When Chad and Sissy had spoken the day before, they had agreed to delay any disclosure of the pregnancy test results until Saturday afternoon, when David was due to return from a business trip. But Chad jumped the gun and started calling Sissy midmorning, after conferencing in David.

He could not raise her anywhere. Not at her home in Arlington, Texas. Not on her cell. Her husband, Jay Rosenberger, said he had slept in with a cold and had no idea where she was. Chad left messages, but they weren't returned.

Bewildered and increasingly agitated, he killed time until midafternoon, when David arrived, and then tried again without success.

"I don't know if this has happened my whole life," Chad said, "where it's been this hard to get hold of her."

Just before 4 p.m., there was a knock at the door and Chad, still unshaven, swung it open. Standing there were Sissy and Jay with their two young children, Matthew and Anabelle. Initially, Chad could not make sense of the scene. It was like one of those unsettling dreams where the characters seemed hopelessly out of place.

Then he saw that Sissy was holding a clear baggie. In it were two plastic sticks, the size of thermometers. They were pregnancy test monitors, and as Sissy raised them to Chad's eye level, he could see that each bore faint pink stripes.


Too momentous


It took a moment to sink in. They hadn't let themselves believe it could work this time. "You're here?" Chad said, his eyes welling. "You're pregnant? Oh my God. Oh my God. When did you hear?"

Sissy began telling the story as David came to the door, a smile of astonishment spreading across his face.

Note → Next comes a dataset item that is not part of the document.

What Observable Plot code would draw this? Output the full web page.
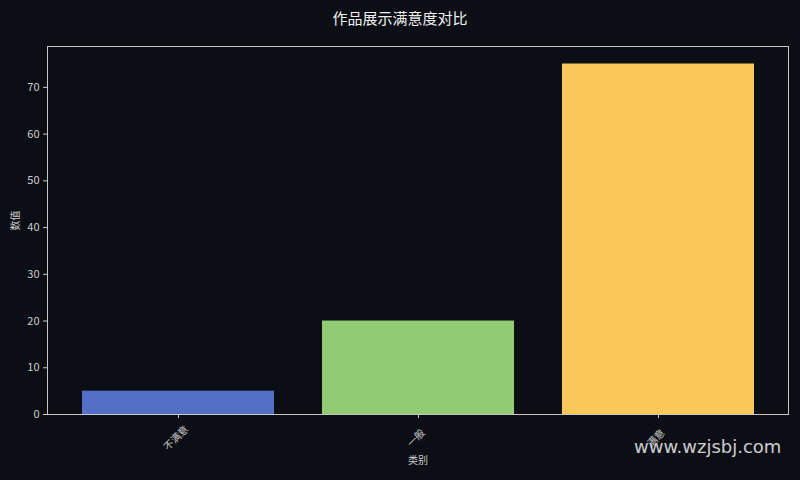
<!DOCTYPE html>
<html><head><meta charset="utf-8">
<script src="https://cdn.jsdelivr.net/npm/d3@7"></script>
<script src="https://cdn.jsdelivr.net/npm/@observablehq/plot@0.6"></script>
<style>
html,body{margin:0;padding:0;background:#0b0e14;}
#wrap{position:relative;width:800px;height:480px;background:#0b0e14;font-family:"Noto Sans CJK SC","DejaVu Sans",sans-serif;}
#title{position:absolute;top:7px;left:0;width:800px;text-align:center;color:#f0f0f0;font-size:15px;}
#wm{position:absolute;left:634px;top:436px;color:#e0e0e0;font-size:18px;font-family:"DejaVu Sans",sans-serif;opacity:0.9;}
#chart{position:absolute;top:0;left:0;}
</style></head>
<body><div id="wrap"><div id="title">作品展示满意度对比</div><div id="chart"></div><div id="wm">www.wzjsbj.com</div></div>
<script>
const categories = ["不满意", "一般", "满意"];
const values = [5, 20, 75];
const colors = ["#5470c6", "#91cc75", "#fac858"];
const yTicks = [0, 10, 20, 30, 40, 50, 60, 70];

const data = categories.map((c, i) => ({category: c, value: values[i], color: colors[i]}));

const chart = Plot.plot({
  width: 800,
  height: 480,
  marginTop: 46,
  marginBottom: 66,
  marginLeft: 47,
  marginRight: 12,
  style: {background: "transparent", color: "#cccccc", fontFamily: "'Noto Sans CJK SC','DejaVu Sans',sans-serif", fontSize: "11px"},
  x: {domain: categories, paddingInner: 0.2, paddingOuter: 0.14, axis: null},
  y: {domain: [0, 78.75], axis: null},
  marks: [
    Plot.barY(data, {x: "category", y: "value", fill: "color"}),
    Plot.frame({stroke: "#c8c8c8", strokeWidth: 1}),
    Plot.axisY({ticks: yTicks, tickSize: 4, tickPadding: 4, label: null, stroke: "#c8c8c8", color: "#cccccc", fontSize: 11}),
    Plot.axisX({tickSize: 4, label: null, tickFormat: () => "", stroke: "#c8c8c8"}),
    Plot.text(categories, {x: d => d, frameAnchor: "bottom", dy: 26, rotate: -45, text: d => d, fill: "#cccccc", fontSize: 10, textAnchor: "middle"}),
    Plot.text(["类别"], {frameAnchor: "bottom", dy: 49, text: d => d, fill: "#cccccc", fontSize: 10}),
    Plot.text(["数值"], {frameAnchor: "left", dx: -32, rotate: -90, text: d => d, fill: "#cccccc", fontSize: 10})
  ]
});
document.getElementById("chart").appendChild(chart);
</script></body></html>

She had in fact taken the test that morning, and gotten a positive result. Being wary of home pregnancy tests, she dashed to Walgreens to buy a different brand. It showed positive as well.

"What would you think about getting on a plane?" she asked Jay tearfully. The news seemed too momentous to deliver by phone. "Let's go," he said.

A few hours later, having led Chad astray, they were on their way to the airport. They paused in the parking deck long enough for Sissy to bend over the seat of their minivan so Jay could administer her daily shot of progesterone. Under the circumstances, the $1,500 they shelled out for tickets to Atlanta simply didn't seem to matter.

"Is it really happening?" Chad asked. "Is she really pregnant?"

With Sissy at his side, he called their mother in Valdosta, Ga., and put her on speakerphone.

"Hey, Mom," Chad said. "How do you feel about being a grandmother again?"

"Nooooo!" Debbie Young exclaimed. "Oh my gosh, I'm so excited."

Chad was pacing around the living room, almost hyperventilating. "I'm still in shock," he said.

They celebrated over Thai food at a neighborhood restaurant, brimming with anticipation. Sissy, 34, joked about printing up a T-shirt with an arrow pointing to her belly. "This is my brother's baby," it would declare.

Though new responsibilities lay ahead, David felt light with relief. For more than two years, their lives had been hostage to their quest to have children.

"I didn't think I could go through this again," David said. "This is one of the brightest days of our lives."